Sierpinski knew of examples of non-isomorphic orders $X, Y$ whose squares are isomorphic. These examples are due to A.C. Morel and were generalized by Sierpinski. They have the property that not only is $X^2 \cong Y^2$ but in fact $X^n \cong Y^n$ for all $n>1$. Sierpinski's first question is whether the former condition actually implies the latter, or if there exist two orders whose squares are isomorphic but cubes are not.

Morel's examples show that linear orders need not have unique $n$th roots, that is, that $X^n \cong Y^n \implies X \cong Y$ is false over the class of linear orders for any fixed $n > 1$. However, the examples do not prove the falsity of the implication $X^n \cong Y^n \implies X^k \cong Y^k$ for $1 < k < n$. Sierpinski's second question is whether there is a counterexample when $n = 3$ and $k = 2$. Both of these questions remain open, to my knowledge.

"We do not know whether there exist two different denumerable order types which are left-hand divisors of each other."

Sierpinski was aware of distinct *uncountable* orders that are left-hand divisors of each other. It turns out the uncountability is necessary. This falls out of some of the work in the paper. A proof is given in the final section. (Sierpinski used the traditional anti-lexicographical ordering on products, so left-handed divisor for him is right-handed divisor in the convention of the paper.)

"Neither do we know whether there exist two different order types which are both left-hand and right-hand divisors of each other."

As already mentioned, Sierpinski was aware of distinct orders $X_0, Y_0$ that are left-hand divisors of one another.

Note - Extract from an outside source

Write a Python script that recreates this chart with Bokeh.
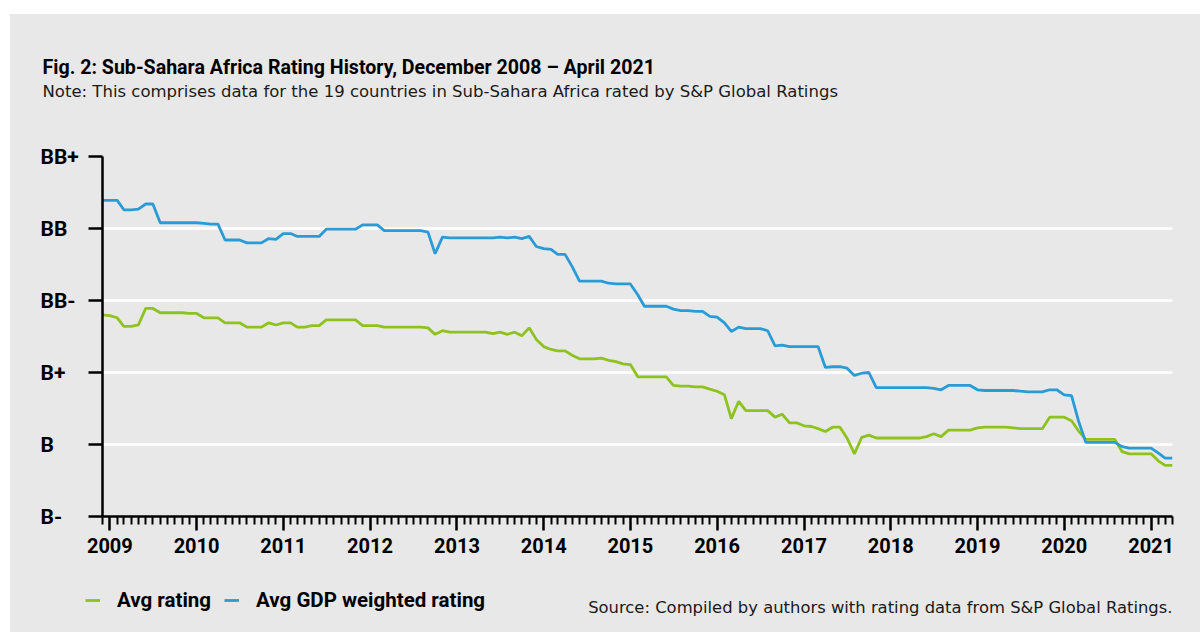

He also knew of distinct orders $X_1, Y_1$ that are right-hand divisors of one another. It is natural to ask if there are distinct orders $X, Y$ that divide each other on both the left and right.

As bof points out in their answer, if there were an order $X$ isomorphic to $X^3$ but not $X^2$, then the pair $X, X^2$ would give a positive answer. There is no such $X$, however, the answer to Sierpinski's question is still positive. The construction requires some work, and I do not yet have a writeup ready. The fact that such orders exist in some sense says that the implication $X^3 \cong X \implies X^2 \cong X$, while true for linear orders, is close to being false.